Für die Testfahrt geht es aber glücklicherweise in die erste Reihe, in der nichts den Blick auf die lange Haube mit ihren Powerdomes versperrt. Die wirken von innen noch größer und mächtiger als außen und lassen schon erahnen, was die AMG-Kollegen von Kühner aus Affalterbach mit dem CLE vorhaben. Das genaue Gegenteil herrscht beim Klang. Der Sechszylinder ist angenehm leise, fast zurückhaltend, selbst dann, wenn er das Coupé auf seinen 20-Zoll-Rädern (vorn 245/35, hinten 275/30) über die kurvigen Landstraßen rund um das Sindelfinger Mercedes-Werk schiebt. So leise, dass man beinahe die Fenster öffnen möchte, um mehr vom Sound des Dreiliters zu hören. Weil das nicht nur die Frisur, sondern auf Dauer auch die Unterhaltung zwischen Redakteur und Entwickler stört, fährt die Scheibe wieder hoch, kurz bevor sich erste Unebenheiten auf der Strecke auftun.
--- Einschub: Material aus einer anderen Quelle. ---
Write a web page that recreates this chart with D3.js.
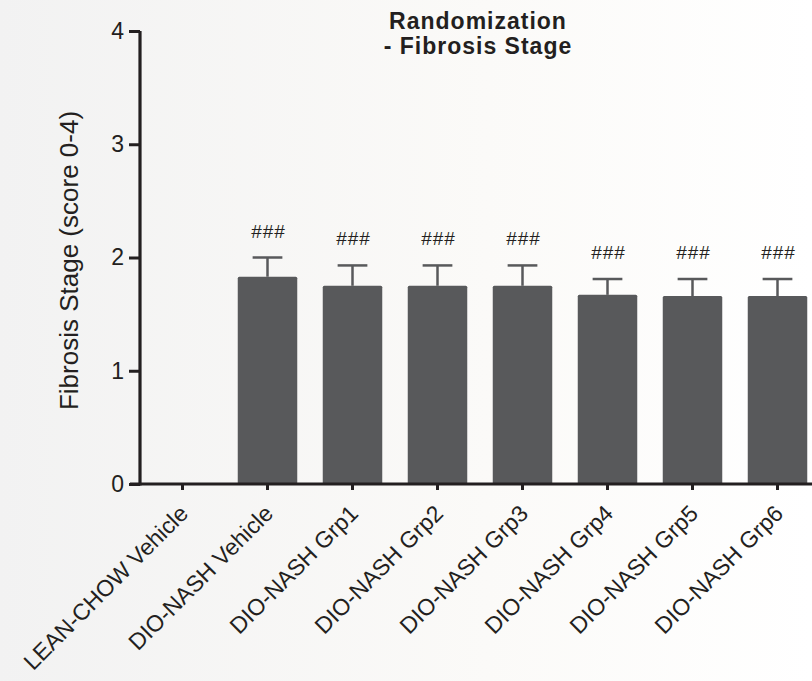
<!DOCTYPE html>
<html>
<head>
<meta charset="utf-8">
<script src="https://cdn.jsdelivr.net/npm/d3@7"></script>
<style>
  html, body { margin: 0; padding: 0; background: #fff; }
  text { font-family: Arial, "Liberation Sans", Helvetica, sans-serif; fill: #231f20; }
</style>
</head>
<body>
<svg id="chart"></svg>
<script>
// data
const groups = [
  "LEAN-CHOW Vehicle", "DIO-NASH Vehicle", "DIO-NASH Grp1", "DIO-NASH Grp2",
  "DIO-NASH Grp3", "DIO-NASH Grp4", "DIO-NASH Grp5", "DIO-NASH Grp6"
];
const means = [0, 1.83, 1.75, 1.75, 1.75, 1.67, 1.66, 1.66];
const sems  = [0, 0.17, 0.18, 0.18, 0.18, 0.14, 0.15, 0.15];
const marks = ["", "###", "###", "###", "###", "###", "###", "###"];
const yTicks = [0, 1, 2, 3, 4];

const W = 812, H = 681;
const x0 = 140, yBase = 484, yTop = 31;

const svg = d3.select("#chart").attr("width", W).attr("height", H);

// faint background wash like the scanned figure
const defs = svg.append("defs");
const grad = defs.append("linearGradient").attr("id", "bg").attr("x1", 0).attr("x2", 1).attr("y1", 0).attr("y2", 0);
grad.append("stop").attr("offset", "0%").attr("stop-color", "#f2f2f2");
grad.append("stop").attr("offset", "60%").attr("stop-color", "#fbfaf8");
grad.append("stop").attr("offset", "100%").attr("stop-color", "#ffffff");
svg.append("rect").attr("width", W).attr("height", H).attr("fill", "url(#bg)");

const x = d3.scaleBand().domain(groups).range([x0, x0 + 8 * 85]).paddingInner(0.3).paddingOuter(0.15);
const y = d3.scaleLinear().domain([0, 4]).range([yBase, yTop]);

// Bars
svg.append("g").selectAll("rect")
  .data(groups)
  .join("rect")
  .attr("x", d => x(d))
  .attr("y", (d, i) => y(means[i]))
  .attr("width", x.bandwidth())
  .attr("height", (d, i) => yBase - y(means[i]))
  .attr("rx", 1.5)
  .attr("fill", "#58595b");

// Error bars (upper only) + significance marks
const eb = svg.append("g").attr("stroke", "#58595b").attr("stroke-width", 2.5);
groups.forEach((g, i) => {
  if (!means[i]) return;
  const cx = x(g) + x.bandwidth() / 2;
  const top = y(means[i] + sems[i]);
  eb.append("line").attr("x1", cx).attr("x2", cx).attr("y1", y(means[i])).attr("y2", top);
  eb.append("line").attr("x1", cx - x.bandwidth() / 4).attr("x2", cx + x.bandwidth() / 4).attr("y1", top).attr("y2", top);
  svg.append("text")
    .attr("x", cx + 1).attr("y", top - 20)
    .attr("text-anchor", "middle")
    .attr("font-size", 19)
    .attr("letter-spacing", 1)
    .attr("fill", "#333")
    .text(marks[i]);
});

// Y axis
const yAxis = svg.append("g")
  .attr("transform", `translate(${x0},0)`)
  .call(d3.axisLeft(y).tickValues(yTicks).tickFormat(d3.format("d")).tickSize(11).tickPadding(5));
yAxis.select(".domain").attr("d", `M0,${yTop}V${yBase + 1.5}`).attr("stroke", "#231f20").attr("stroke-width", 3.2);
yAxis.selectAll(".tick line").attr("stroke", "#231f20").attr("stroke-width", 3);
yAxis.selectAll(".tick text").attr("font-size", 23).attr("fill", "#231f20").attr("font-family", null);

// X axis
const xAxis = svg.append("g")
  .attr("transform", `translate(0,${yBase})`)
  .call(d3.axisBottom(x).tickSize(6).tickSizeOuter(0));
xAxis.select(".domain").attr("d", `M${x0 - 10},0H${W}`).attr("stroke", "#231f20").attr("stroke-width", 3.2);
xAxis.selectAll(".tick line").attr("stroke", "#231f20").attr("stroke-width", 3);
xAxis.selectAll(".tick text")
  .attr("font-size", 23)
  .attr("font-family", null)
  .attr("fill", "#231f20")
  .attr("text-anchor", "end")
  .attr("y", 0).attr("dy", 0)
  .attr("transform", "translate(7,31) rotate(-45)");

// Axis title
svg.append("text")
  .attr("transform", `translate(78,${(yTop + yBase) / 2 + 3}) rotate(-90)`)
  .attr("text-anchor", "middle")
  .attr("font-size", 26)
  .text("Fibrosis Stage (score 0-4)");

// Chart title
const title = svg.append("text").attr("text-anchor", "middle").attr("font-size", 23)
  .attr("font-weight", "bold").attr("letter-spacing", 1);
title.append("tspan").attr("x", 478).attr("y", 29).text("Randomization");
title.append("tspan").attr("x", 478).attr("y", 54).text("- Fibrosis Stage");
</script>
</body>
</html>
Der CLE gibt sich straff, aber nicht unkomfortabel

"Bei der Abstimmung haben wir Wert daraufgelegt, dass das Fahrwerk zwar komfortabel bleibt, aber auch beim dynamischen Fahren Spaß macht", erklärt Kühner. Im Vergleich zur E-Klasse ist der CLE entsprechend straffer und sportlicher ausgelegt. Er neige weniger zum Wanken und sei härter. Wirklich hart ist aber auch der CLE nicht. Unebenheiten glättet er bei der Testfahrt mit dem Adaptivfahrwerk elegant mit einem Federhub ab und auch in schnelleren Kurven ist vom Sozius-Platz kaum ausgeprägte Neigung der Karosse zu vermelden. Das sportliche Äußere verspricht also nicht zu viel.

Dass es das alles nicht umsonst gibt, steht außer Frage. Um die Antwort nach der Preisfrage drücken sich Kühner und die Kollegen der Pressestelle aber noch. Ein Schnäppchen wird der CLE jedoch sicherlich nicht werden – auch wenn er dank der MRA2-Plattform, die die Basis für alle von der C-Klasse bis zur S-Klasse liefert, auf ein breites Fundament setzen kann. Denn das aktuelle E-Coupé liegt im Einstandspreis schon bei rund 60.000 Euro. Der CLE wird das kaum unterbieten und damit für ehemalige Kunden des C-Coupé (aktuell ab rund 48.800 Euro) deutlich teurer werden.

Bleibt noch das Wann. Hier herrscht schon deutlich mehr Klarheit. Die Tarnung soll der CLE noch diesen Sommer ablegen. Die Markteinführung erfolgt noch dieses Jahr. Ob es für den nächsten Sommer schon für das CLE Cabrio reicht, bleibt aber noch abzuwarten.